#### What is required:
Leaving out the pictures, retype the lines from the beginning of the listing through the line containing "return 1 - px / H".
>> begin Given data
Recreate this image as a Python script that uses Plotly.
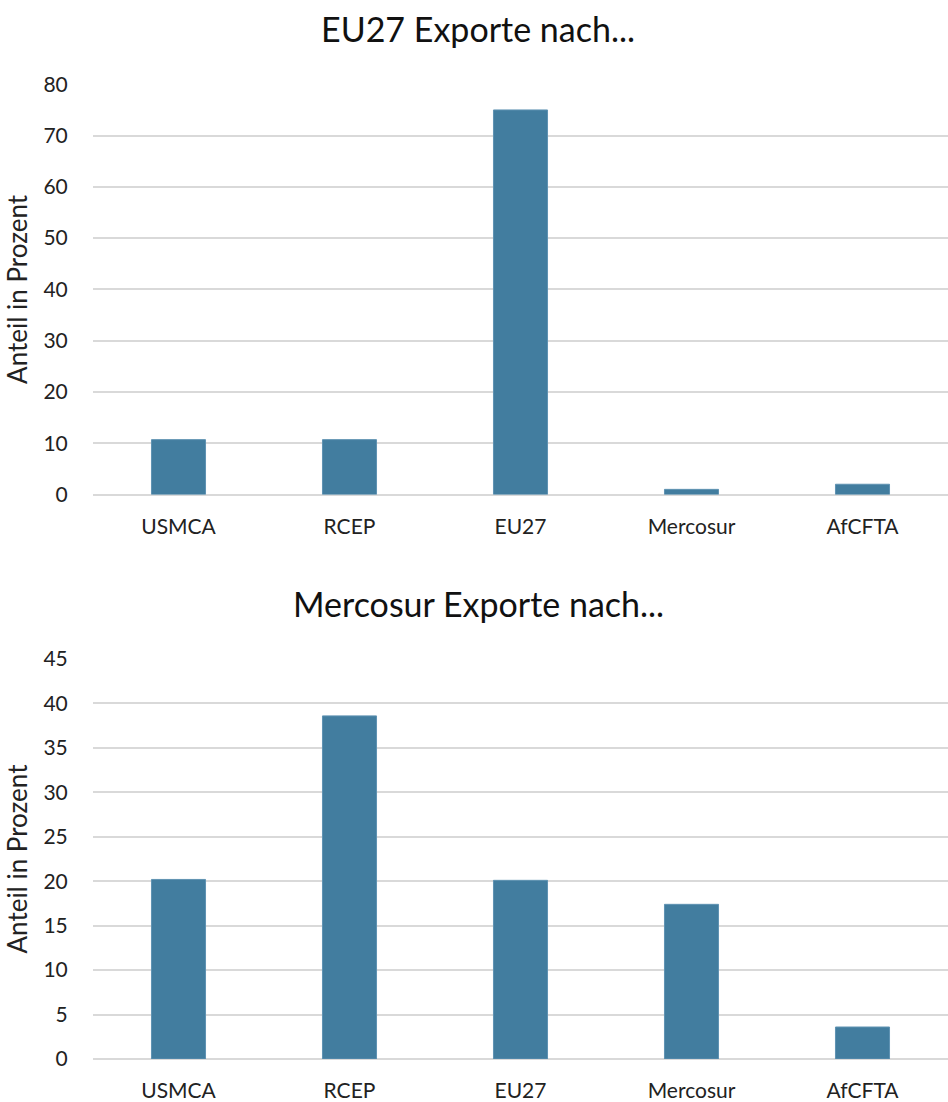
import plotly.graph_objects as go
from plotly.subplots import make_subplots

categories = ["USMCA", "RCEP", "EU27", "Mercosur", "AfCFTA"]
eu27_exports = [10.7, 10.7, 75.0, 1.0, 2.0]
mercosur_exports = [20.2, 38.6, 20.1, 17.4, 3.6]
titles = ["EU27 Exporte nach...", "Mercosur Exporte nach..."]
y_title = "Anteil in Prozent"
top_ticks = list(range(0, 81, 10))
bottom_ticks = list(range(0, 46, 5))

W, H = 948, 1102
L = 93
BAR = "#427D9F"
GRID = "#D9D9D9"
FONT = "Lato, 'Noto Sans', sans-serif"

def py(px):
    return 1 - px / H

fig = make_subplots(rows=2, cols=1)
fig.add_trace(go.Bar(x=categories, y=eu27_exports, marker_color=BAR,
                     marker_line_color="#5F93B2", marker_line_width=1,
                     showlegend=False), row=1, col=1)
fig.add_trace(go.Bar(x=categories, y=mercosur_exports, marker_color=BAR,
                     marker_line_color="#5F93B2", marker_line_width=1,
                     showlegend=False), row=2, col=1)

axis_common = dict(showgrid=True, gridcolor=GRID, gridwidth=1.5,
                   zeroline=True, zerolinecolor=GRID, zerolinewidth=1.5,
                   showline=False, ticks="outside", ticklen=20, automargin=False,
                   tickcolor="rgba(0,0,0,0)", tickfont=dict(size=21, color="#222"),
                   title=dict(text=y_title, font=dict(size=26, color="#222"), standoff=8))
xaxis_common = dict(showgrid=False, showline=False, ticks="outside", ticklen=13,
                    automargin=False,
                    tickcolor="rgba(0,0,0,0)", tickfont=dict(size=21, color="#222"))

fig.update_yaxes(range=[0, 80], tickvals=top_ticks, domain=[py(494.5), py(84.3)],
                 **axis_common, row=1, col=1)
fig.update_yaxes(range=[0, 45], tickvals=bottom_ticks, domain=[py(1059), py(659)],
                 **axis_common, row=2, col=1)
fig.update_xaxes(domain=[0, 1], **xaxis_common, row=1, col=1)
fig.update_xaxes(domain=[0, 1], **xaxis_common, row=2, col=1)

title_x = (478 - L) / (W - L)
fig.add_annotation(text=titles[0], x=title_x, y=py(29), xref="paper", yref="paper",
                   xanchor="center", yanchor="middle", showarrow=False,
                   font=dict(size=34, color="#111", family=FONT))
fig.add_annotation(text=titles[1], x=title_x, y=py(603), xref="paper", yref="paper",
                   xanchor="center", yanchor="middle", showarrow=False,
                   font=dict(size=34, color="#111", family=FONT))

fig.update_layout(width=W, height=H, margin=dict(l=L, r=0, t=0, b=0),
                  plot_bgcolor="white", paper_bgcolor="white",
                  bargap=0.684, font=dict(family=FONT, color="#222"))

fig.write_html("out.html", config={"displayModeBar": False},
               post_script="document.body.style.margin='0';document.body.style.overflow='hidden';")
>> end Given data
#### The reply:
Recreate this image as a Python script that uses Plotly.
import plotly.graph_objects as go
from plotly.subplots import make_subplots

categories = ["USMCA", "RCEP", "EU27", "Mercosur", "AfCFTA"]
eu27_exports = [10.7, 10.7, 75.0, 1.0, 2.0]
mercosur_exports = [20.2, 38.6, 20.1, 17.4, 3.6]
titles = ["EU27 Exporte nach...", "Mercosur Exporte nach..."]
y_title = "Anteil in Prozent"
top_ticks = list(range(0, 81, 10))
bottom_ticks = list(range(0, 46, 5))

W, H = 948, 1102
L = 93
BAR = "#427D9F"
GRID = "#D9D9D9"
FONT = "Lato, 'Noto Sans', sans-serif"

def py(px):
    return 1 - px / H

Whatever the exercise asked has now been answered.